» **EXERCISE GOAL**
Pick out the lines in the listing below that contain the word "chart" and copy them.

+--

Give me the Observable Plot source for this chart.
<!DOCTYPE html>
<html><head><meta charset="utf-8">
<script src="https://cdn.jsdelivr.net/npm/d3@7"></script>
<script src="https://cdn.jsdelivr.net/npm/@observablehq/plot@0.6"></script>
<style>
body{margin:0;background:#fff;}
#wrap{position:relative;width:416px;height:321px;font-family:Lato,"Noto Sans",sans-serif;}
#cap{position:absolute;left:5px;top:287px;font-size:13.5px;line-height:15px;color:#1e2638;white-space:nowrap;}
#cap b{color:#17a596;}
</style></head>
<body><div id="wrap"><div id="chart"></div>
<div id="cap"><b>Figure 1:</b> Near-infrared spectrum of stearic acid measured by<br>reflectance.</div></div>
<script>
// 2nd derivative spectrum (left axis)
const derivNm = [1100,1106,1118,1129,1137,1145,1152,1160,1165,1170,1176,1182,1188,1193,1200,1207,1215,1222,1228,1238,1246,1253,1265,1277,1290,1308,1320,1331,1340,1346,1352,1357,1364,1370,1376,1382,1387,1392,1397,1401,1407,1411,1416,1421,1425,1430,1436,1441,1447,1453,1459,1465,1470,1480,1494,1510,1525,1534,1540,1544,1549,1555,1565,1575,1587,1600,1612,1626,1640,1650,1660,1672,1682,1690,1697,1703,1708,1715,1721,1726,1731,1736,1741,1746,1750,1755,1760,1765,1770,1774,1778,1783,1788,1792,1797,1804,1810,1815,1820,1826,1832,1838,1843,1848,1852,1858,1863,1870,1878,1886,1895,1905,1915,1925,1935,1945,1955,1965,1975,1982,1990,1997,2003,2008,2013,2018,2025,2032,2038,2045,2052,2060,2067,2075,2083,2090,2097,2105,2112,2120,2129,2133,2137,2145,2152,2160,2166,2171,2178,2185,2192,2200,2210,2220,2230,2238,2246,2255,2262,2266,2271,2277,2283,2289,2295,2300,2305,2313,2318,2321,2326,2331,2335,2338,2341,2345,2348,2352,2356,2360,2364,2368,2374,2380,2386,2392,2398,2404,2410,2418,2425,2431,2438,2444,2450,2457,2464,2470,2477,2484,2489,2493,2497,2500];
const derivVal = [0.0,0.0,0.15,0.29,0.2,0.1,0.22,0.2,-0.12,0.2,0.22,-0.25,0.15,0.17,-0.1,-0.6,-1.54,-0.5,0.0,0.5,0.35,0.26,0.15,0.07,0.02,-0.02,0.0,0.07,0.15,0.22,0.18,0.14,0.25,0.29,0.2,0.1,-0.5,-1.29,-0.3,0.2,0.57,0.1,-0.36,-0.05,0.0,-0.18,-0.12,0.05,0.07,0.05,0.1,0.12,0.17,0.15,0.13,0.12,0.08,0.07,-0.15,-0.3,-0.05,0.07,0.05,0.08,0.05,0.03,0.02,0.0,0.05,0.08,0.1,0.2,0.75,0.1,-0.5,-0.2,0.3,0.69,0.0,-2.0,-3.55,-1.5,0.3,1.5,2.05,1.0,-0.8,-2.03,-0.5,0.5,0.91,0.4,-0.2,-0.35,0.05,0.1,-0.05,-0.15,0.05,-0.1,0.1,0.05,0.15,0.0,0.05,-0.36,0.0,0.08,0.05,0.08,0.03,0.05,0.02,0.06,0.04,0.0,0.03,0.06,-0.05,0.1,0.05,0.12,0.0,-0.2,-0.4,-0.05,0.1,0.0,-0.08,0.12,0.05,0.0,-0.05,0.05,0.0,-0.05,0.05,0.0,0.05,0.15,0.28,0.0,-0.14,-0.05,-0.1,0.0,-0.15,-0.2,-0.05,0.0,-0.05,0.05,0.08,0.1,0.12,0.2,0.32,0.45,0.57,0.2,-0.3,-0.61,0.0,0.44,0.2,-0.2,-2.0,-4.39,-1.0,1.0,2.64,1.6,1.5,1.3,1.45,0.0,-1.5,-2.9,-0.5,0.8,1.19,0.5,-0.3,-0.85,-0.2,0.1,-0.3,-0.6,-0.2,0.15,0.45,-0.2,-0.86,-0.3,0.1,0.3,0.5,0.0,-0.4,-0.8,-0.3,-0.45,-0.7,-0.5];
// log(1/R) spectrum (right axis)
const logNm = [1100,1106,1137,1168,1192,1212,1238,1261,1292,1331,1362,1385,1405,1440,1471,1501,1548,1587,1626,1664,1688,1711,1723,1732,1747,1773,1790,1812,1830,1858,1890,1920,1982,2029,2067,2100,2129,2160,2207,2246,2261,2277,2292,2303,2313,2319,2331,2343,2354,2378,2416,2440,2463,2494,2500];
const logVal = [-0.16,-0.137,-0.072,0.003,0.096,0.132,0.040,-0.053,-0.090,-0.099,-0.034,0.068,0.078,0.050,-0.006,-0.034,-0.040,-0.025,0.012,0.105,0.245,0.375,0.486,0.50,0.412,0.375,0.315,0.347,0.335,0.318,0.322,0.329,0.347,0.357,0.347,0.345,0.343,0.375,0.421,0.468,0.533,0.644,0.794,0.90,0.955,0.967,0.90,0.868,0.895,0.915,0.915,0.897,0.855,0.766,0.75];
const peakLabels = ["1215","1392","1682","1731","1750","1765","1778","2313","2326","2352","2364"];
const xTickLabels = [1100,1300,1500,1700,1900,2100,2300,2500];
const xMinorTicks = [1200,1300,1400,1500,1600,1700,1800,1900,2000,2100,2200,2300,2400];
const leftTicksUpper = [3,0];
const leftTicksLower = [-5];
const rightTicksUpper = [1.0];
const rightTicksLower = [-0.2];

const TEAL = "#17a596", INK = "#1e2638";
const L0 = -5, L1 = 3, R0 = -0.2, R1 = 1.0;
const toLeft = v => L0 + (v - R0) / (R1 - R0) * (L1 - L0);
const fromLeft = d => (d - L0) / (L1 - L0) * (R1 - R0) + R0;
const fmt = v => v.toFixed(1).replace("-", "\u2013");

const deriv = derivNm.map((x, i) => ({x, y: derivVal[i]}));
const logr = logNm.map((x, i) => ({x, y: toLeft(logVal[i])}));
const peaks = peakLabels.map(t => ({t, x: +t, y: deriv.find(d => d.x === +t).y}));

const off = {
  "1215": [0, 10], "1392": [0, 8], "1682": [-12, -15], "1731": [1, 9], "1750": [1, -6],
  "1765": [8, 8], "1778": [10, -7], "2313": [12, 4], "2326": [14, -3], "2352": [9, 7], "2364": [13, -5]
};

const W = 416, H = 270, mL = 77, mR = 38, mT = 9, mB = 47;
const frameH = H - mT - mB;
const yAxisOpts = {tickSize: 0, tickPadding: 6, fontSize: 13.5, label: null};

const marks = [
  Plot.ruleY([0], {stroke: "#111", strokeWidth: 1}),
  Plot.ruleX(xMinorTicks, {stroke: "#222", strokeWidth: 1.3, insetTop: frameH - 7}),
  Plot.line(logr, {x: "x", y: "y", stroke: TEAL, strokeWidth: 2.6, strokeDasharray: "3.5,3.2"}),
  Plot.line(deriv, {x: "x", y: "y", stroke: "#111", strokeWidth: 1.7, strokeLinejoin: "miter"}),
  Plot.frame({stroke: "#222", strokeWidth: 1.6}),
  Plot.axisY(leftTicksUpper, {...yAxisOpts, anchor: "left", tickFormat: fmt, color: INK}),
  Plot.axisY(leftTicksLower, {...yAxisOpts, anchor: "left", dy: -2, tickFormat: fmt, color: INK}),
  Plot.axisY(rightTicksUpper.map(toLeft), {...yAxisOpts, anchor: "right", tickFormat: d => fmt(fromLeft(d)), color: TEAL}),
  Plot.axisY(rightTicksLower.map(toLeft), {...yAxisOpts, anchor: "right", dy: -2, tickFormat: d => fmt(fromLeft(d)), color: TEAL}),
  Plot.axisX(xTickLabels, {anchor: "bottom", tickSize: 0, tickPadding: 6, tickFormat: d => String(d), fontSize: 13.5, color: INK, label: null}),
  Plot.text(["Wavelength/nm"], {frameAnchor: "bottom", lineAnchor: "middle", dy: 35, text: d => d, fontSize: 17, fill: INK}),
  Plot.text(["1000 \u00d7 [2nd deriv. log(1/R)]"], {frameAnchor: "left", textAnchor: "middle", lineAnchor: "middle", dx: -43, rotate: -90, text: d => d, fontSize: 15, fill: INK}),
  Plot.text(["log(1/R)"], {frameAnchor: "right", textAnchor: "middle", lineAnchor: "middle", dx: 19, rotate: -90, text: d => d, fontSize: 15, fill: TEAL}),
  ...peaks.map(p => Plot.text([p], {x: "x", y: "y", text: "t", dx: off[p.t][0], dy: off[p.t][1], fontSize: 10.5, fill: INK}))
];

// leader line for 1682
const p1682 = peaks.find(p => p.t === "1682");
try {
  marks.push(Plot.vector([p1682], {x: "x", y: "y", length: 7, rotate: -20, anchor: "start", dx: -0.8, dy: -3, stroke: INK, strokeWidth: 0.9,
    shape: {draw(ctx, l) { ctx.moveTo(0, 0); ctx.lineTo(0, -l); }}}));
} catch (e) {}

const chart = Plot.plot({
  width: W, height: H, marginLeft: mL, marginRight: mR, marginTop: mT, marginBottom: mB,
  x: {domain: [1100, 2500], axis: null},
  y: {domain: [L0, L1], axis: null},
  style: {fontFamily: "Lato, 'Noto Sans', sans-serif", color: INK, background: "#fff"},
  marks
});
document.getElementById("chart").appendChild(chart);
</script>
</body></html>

+--

» **SOLUTION TO THE PROBLEM**
Give me the Observable Plot source for this chart.
<body><div id="wrap"><div id="chart"></div>
const chart = Plot.plot({
document.getElementById("chart").appendChild(chart);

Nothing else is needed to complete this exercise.